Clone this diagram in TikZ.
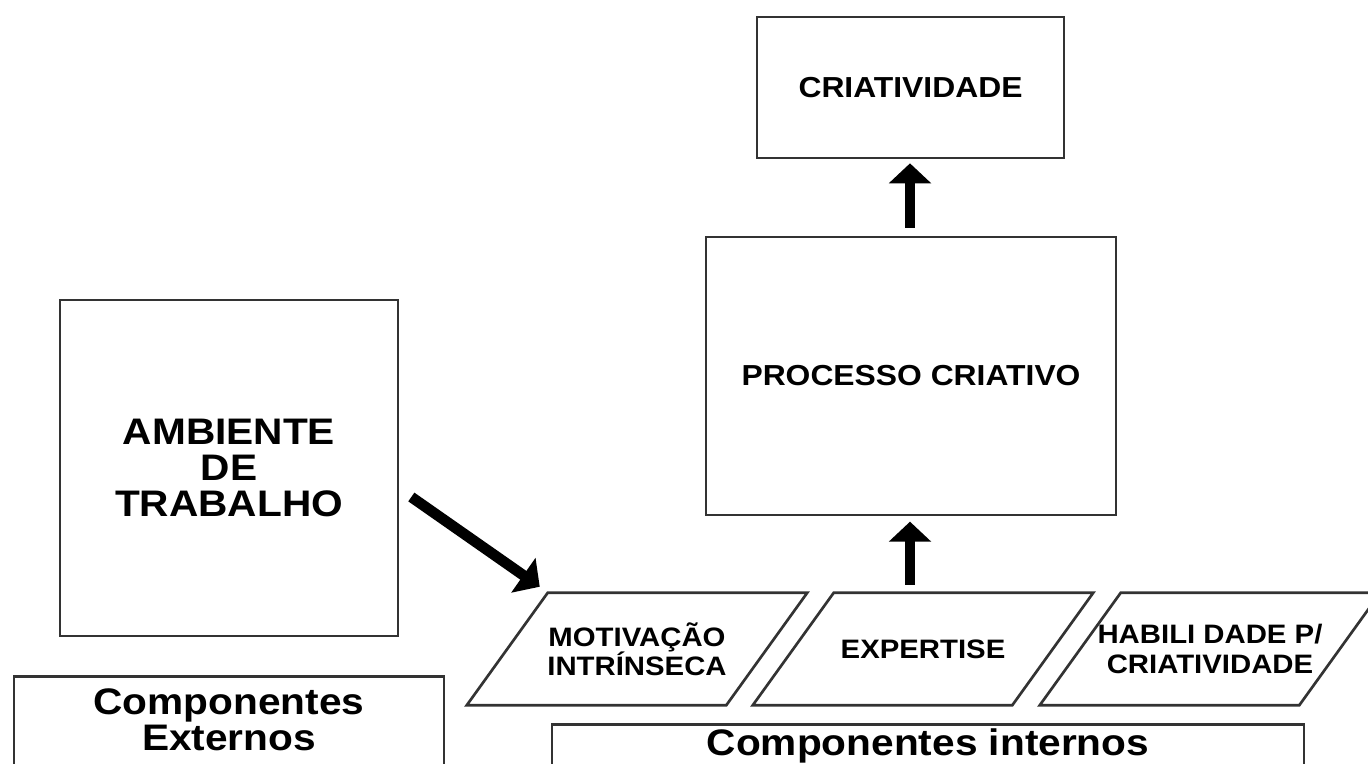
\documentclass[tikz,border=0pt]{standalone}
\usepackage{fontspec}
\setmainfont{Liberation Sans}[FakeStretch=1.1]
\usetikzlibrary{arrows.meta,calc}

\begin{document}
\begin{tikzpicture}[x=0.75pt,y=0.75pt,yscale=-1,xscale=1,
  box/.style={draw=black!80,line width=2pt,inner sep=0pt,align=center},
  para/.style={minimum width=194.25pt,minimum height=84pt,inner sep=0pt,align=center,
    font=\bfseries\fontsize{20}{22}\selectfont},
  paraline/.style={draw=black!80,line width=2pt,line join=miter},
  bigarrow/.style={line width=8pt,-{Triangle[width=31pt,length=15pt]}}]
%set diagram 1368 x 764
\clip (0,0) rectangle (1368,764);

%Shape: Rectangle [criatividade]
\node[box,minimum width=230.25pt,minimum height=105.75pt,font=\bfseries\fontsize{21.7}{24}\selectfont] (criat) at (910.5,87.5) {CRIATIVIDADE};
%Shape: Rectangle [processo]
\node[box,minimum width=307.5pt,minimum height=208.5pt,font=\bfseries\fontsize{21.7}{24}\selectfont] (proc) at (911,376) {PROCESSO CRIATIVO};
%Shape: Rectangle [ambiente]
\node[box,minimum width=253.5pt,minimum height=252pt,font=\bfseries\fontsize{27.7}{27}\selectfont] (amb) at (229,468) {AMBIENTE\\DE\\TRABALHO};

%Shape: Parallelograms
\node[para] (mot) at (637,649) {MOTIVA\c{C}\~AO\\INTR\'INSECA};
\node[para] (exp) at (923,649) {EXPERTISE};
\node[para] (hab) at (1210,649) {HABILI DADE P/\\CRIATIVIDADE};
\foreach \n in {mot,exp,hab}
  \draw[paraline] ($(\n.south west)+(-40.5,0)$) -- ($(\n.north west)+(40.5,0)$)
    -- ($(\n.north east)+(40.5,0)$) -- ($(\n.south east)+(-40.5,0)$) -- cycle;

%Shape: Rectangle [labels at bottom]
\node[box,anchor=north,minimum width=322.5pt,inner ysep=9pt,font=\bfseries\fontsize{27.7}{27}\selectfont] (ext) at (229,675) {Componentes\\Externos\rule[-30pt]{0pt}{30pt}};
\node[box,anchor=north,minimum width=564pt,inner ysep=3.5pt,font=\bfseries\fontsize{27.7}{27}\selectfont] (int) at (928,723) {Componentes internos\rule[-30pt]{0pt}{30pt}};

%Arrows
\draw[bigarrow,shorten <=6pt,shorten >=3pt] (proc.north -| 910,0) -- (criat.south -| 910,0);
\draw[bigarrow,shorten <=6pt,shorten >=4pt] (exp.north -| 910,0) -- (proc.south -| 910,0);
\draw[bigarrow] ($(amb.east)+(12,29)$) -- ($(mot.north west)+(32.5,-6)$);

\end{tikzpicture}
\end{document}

---------------

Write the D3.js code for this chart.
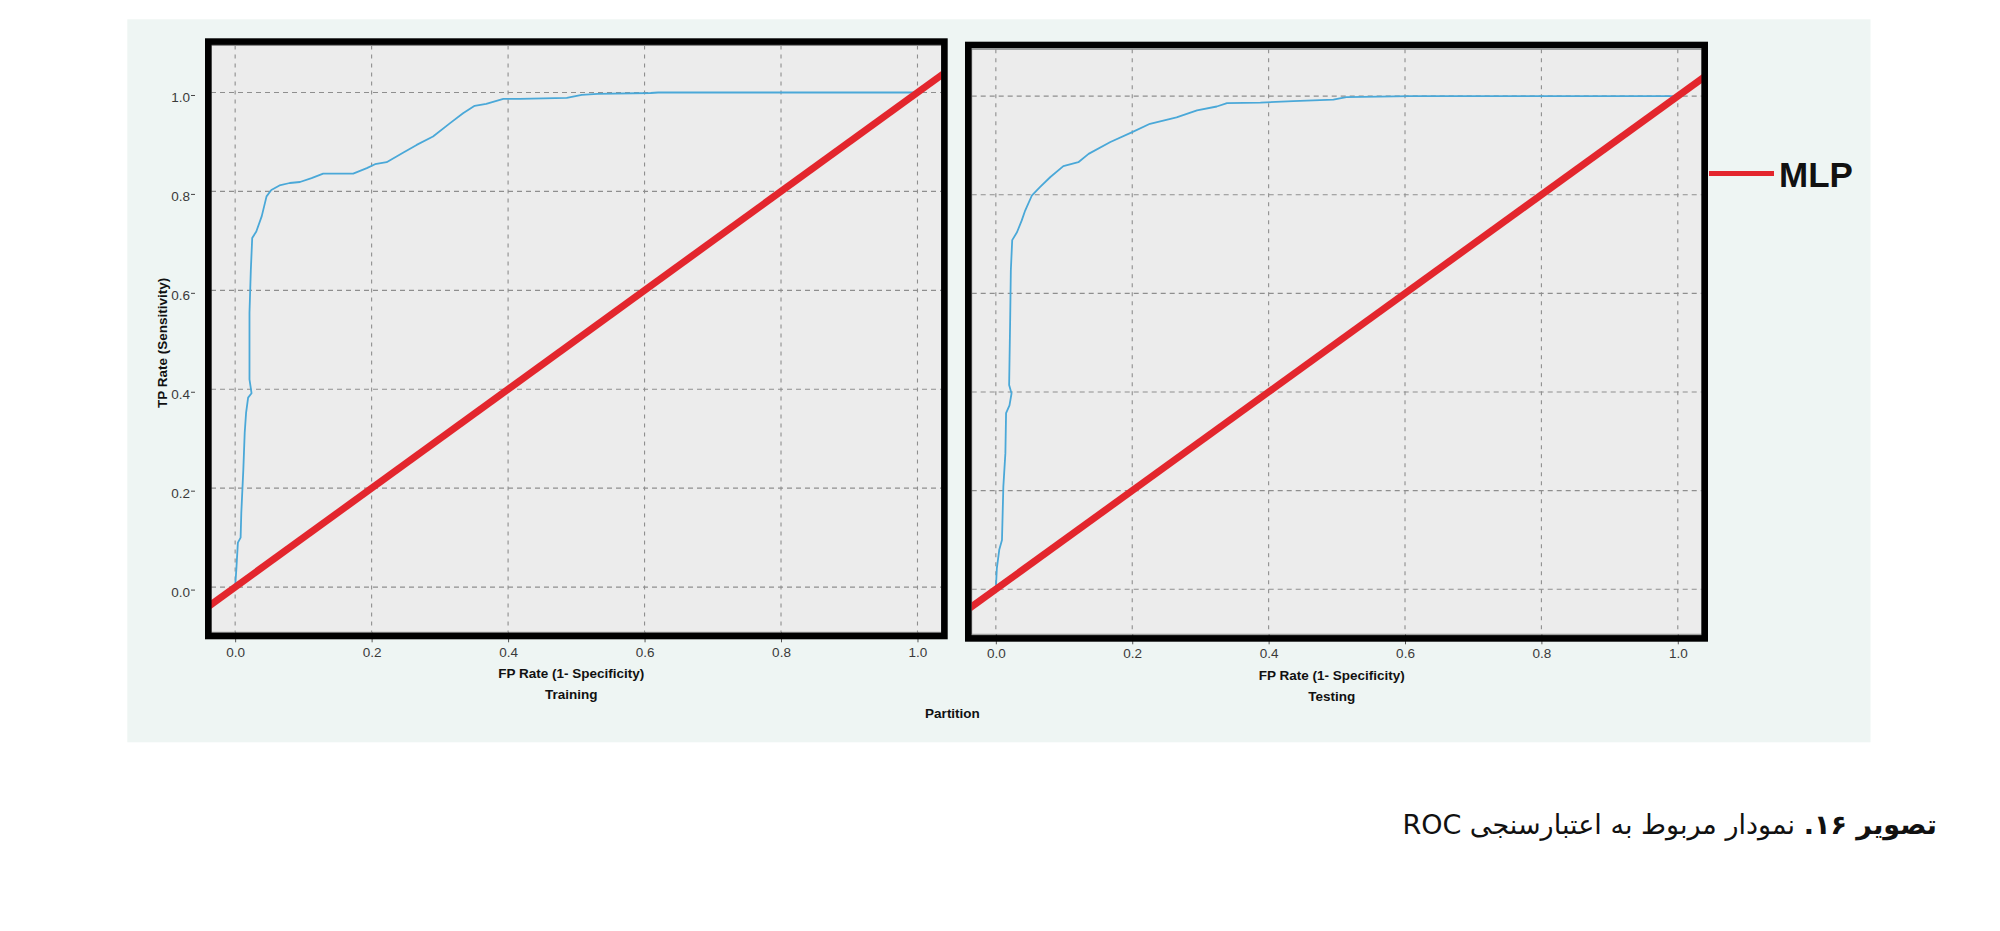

---------------

■ **Stated task**: Reproduce the lines above starting at the one with "Clone this diagram in TikZ." and ending at the one with "(0,0) rectangle (1368,764);", both included, exactly and with no pictures.

■ **Expected answer**:
Clone this diagram in TikZ.
\documentclass[tikz,border=0pt]{standalone}
\usepackage{fontspec}
\setmainfont{Liberation Sans}[FakeStretch=1.1]
\usetikzlibrary{arrows.meta,calc}

\begin{document}
\begin{tikzpicture}[x=0.75pt,y=0.75pt,yscale=-1,xscale=1,
  box/.style={draw=black!80,line width=2pt,inner sep=0pt,align=center},
  para/.style={minimum width=194.25pt,minimum height=84pt,inner sep=0pt,align=center,
    font=\bfseries\fontsize{20}{22}\selectfont},
  paraline/.style={draw=black!80,line width=2pt,line join=miter},
  bigarrow/.style={line width=8pt,-{Triangle[width=31pt,length=15pt]}}]
%set diagram 1368 x 764
\clip (0,0) rectangle (1368,764);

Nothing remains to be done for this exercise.